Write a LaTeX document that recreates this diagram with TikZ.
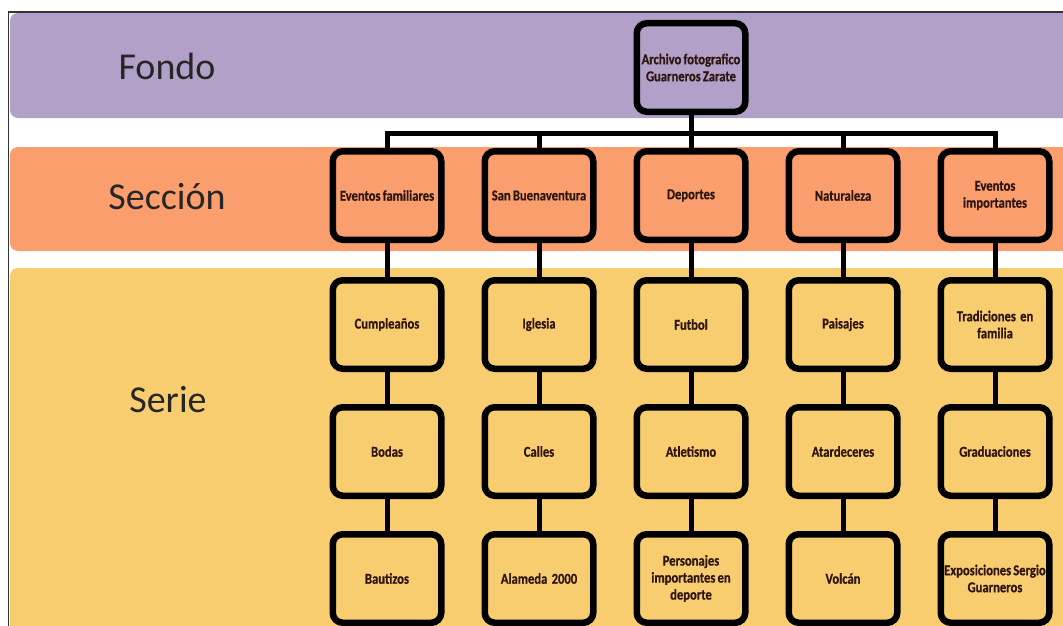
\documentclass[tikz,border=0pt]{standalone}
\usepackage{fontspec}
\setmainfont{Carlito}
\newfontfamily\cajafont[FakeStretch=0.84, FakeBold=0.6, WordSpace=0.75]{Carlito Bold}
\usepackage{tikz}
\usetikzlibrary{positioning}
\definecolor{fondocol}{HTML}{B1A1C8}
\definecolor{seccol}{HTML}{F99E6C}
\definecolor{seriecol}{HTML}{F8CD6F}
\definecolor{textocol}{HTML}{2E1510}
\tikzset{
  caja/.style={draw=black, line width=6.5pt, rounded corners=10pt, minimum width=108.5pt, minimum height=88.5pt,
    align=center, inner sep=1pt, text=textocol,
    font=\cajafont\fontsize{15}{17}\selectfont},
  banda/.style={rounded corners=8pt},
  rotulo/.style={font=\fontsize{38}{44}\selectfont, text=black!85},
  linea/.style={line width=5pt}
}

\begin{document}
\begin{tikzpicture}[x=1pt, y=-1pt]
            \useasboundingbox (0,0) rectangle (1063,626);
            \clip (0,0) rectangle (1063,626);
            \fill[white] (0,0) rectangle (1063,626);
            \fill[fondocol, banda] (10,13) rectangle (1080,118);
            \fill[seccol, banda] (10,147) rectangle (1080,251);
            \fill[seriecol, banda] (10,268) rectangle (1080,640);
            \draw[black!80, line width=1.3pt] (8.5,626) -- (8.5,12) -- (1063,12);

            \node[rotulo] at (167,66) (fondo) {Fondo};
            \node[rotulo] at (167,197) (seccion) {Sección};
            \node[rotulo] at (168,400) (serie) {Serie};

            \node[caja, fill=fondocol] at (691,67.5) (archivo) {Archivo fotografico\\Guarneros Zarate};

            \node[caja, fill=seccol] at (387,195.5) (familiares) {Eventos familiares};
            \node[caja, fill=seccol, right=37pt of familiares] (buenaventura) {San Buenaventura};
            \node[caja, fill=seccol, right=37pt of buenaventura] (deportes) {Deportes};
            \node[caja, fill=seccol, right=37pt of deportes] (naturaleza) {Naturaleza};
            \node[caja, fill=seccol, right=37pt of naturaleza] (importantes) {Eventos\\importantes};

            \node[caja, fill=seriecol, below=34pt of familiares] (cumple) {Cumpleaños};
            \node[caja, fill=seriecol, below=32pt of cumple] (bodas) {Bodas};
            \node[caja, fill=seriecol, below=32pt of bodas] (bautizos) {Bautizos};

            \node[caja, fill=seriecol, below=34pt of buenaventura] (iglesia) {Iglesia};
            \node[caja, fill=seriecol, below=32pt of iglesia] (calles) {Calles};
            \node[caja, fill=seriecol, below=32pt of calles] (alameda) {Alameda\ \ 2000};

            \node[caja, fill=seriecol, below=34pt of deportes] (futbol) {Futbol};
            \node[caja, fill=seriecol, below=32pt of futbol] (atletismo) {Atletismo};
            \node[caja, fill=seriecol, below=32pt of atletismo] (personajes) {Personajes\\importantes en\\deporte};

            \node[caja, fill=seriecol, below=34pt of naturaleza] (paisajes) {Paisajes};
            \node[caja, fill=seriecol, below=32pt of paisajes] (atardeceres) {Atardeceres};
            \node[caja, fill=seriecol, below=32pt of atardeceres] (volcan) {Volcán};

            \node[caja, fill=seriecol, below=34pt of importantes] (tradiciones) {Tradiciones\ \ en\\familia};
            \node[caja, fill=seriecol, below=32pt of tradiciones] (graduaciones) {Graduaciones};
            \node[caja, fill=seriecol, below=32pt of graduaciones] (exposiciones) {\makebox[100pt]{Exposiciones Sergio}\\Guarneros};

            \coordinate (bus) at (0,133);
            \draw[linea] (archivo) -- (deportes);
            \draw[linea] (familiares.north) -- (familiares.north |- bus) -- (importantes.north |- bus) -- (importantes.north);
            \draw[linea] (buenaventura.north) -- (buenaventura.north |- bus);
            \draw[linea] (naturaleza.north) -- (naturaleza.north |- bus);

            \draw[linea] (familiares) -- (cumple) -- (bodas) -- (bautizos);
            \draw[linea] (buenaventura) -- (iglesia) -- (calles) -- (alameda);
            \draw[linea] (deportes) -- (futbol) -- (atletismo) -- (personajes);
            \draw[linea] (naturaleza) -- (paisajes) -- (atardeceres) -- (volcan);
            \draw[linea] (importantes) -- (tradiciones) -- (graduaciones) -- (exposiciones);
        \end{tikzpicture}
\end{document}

= = = = =

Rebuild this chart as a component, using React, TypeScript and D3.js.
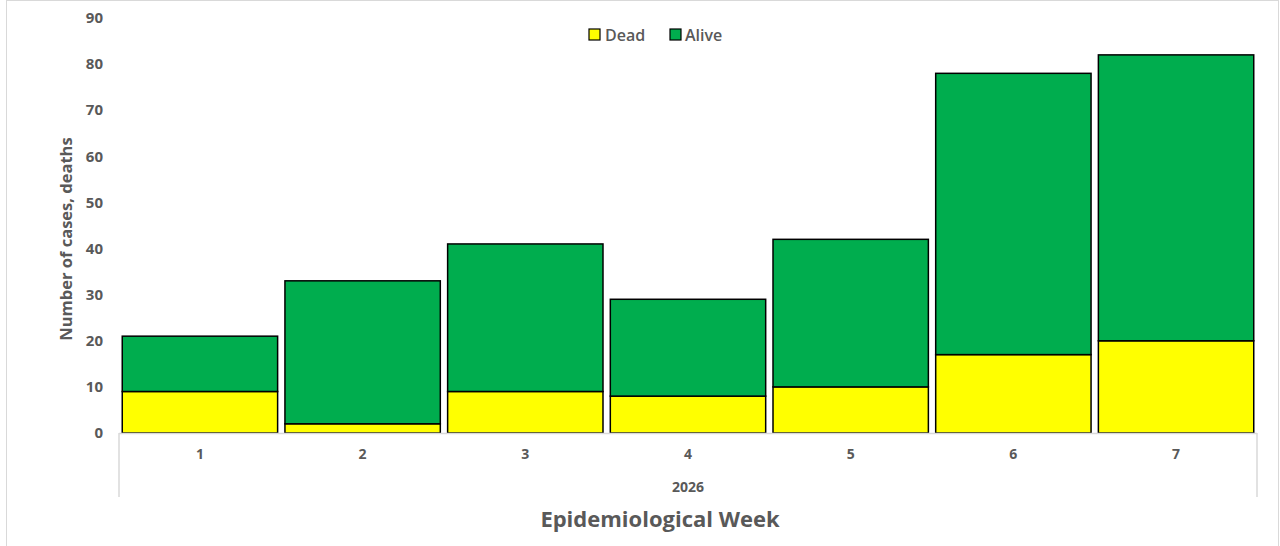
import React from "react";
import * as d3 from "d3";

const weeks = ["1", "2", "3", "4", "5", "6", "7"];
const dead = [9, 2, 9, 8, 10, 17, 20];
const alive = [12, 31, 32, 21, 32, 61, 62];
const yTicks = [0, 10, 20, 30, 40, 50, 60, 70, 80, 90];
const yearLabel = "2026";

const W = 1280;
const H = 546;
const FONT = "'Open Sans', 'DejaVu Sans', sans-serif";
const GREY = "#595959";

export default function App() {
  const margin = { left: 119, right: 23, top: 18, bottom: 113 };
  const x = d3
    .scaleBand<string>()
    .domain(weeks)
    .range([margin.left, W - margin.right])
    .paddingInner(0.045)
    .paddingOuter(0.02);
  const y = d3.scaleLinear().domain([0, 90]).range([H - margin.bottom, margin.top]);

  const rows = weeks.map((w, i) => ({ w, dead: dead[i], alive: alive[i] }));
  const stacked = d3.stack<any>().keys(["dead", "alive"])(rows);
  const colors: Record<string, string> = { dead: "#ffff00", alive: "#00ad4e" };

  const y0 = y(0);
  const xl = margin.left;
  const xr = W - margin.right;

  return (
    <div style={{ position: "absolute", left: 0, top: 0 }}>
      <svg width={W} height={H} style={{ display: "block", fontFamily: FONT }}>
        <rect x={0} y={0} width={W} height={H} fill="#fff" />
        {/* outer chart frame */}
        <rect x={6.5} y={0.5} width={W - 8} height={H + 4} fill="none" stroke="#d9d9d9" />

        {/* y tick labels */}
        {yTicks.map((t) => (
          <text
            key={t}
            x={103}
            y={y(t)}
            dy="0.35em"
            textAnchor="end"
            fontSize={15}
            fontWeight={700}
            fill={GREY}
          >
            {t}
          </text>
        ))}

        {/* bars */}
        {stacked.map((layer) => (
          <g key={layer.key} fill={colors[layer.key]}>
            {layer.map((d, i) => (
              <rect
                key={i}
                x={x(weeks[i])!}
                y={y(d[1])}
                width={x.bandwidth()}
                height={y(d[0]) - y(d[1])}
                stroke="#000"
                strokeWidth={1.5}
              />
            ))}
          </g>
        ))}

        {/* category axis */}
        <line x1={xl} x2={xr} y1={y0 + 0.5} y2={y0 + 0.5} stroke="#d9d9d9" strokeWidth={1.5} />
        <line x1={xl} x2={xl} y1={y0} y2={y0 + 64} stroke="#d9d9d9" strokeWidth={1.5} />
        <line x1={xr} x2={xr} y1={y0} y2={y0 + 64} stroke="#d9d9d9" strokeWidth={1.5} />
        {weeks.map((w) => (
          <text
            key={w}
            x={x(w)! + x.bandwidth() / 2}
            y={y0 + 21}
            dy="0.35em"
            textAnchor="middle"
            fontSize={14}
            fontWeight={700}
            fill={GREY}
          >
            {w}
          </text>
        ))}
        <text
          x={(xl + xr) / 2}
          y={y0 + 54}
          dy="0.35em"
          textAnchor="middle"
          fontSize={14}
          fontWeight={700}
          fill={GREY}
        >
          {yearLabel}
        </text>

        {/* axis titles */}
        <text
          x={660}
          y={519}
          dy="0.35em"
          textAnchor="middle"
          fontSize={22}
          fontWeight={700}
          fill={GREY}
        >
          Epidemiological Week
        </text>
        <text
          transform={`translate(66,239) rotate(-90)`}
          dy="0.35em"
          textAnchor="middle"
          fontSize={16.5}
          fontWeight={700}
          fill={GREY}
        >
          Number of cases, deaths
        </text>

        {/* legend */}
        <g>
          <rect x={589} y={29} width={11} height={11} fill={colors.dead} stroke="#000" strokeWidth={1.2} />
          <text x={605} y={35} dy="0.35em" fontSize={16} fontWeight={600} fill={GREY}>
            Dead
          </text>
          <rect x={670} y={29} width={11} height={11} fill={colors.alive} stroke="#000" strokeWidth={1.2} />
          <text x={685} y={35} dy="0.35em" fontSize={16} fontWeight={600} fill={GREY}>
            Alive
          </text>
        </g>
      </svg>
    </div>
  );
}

= = = = =

• _WORK TO BE COMPLETED_
What lines above run from the one with "Rebuild this chart" to the one with "import * as"? Give them again exactly, ends included, and leave the pictures out.

• _OUTPUT FOR THIS EXERCISE_
Rebuild this chart as a component, using React, TypeScript and D3.js.
import React from "react";
import * as d3 from "d3";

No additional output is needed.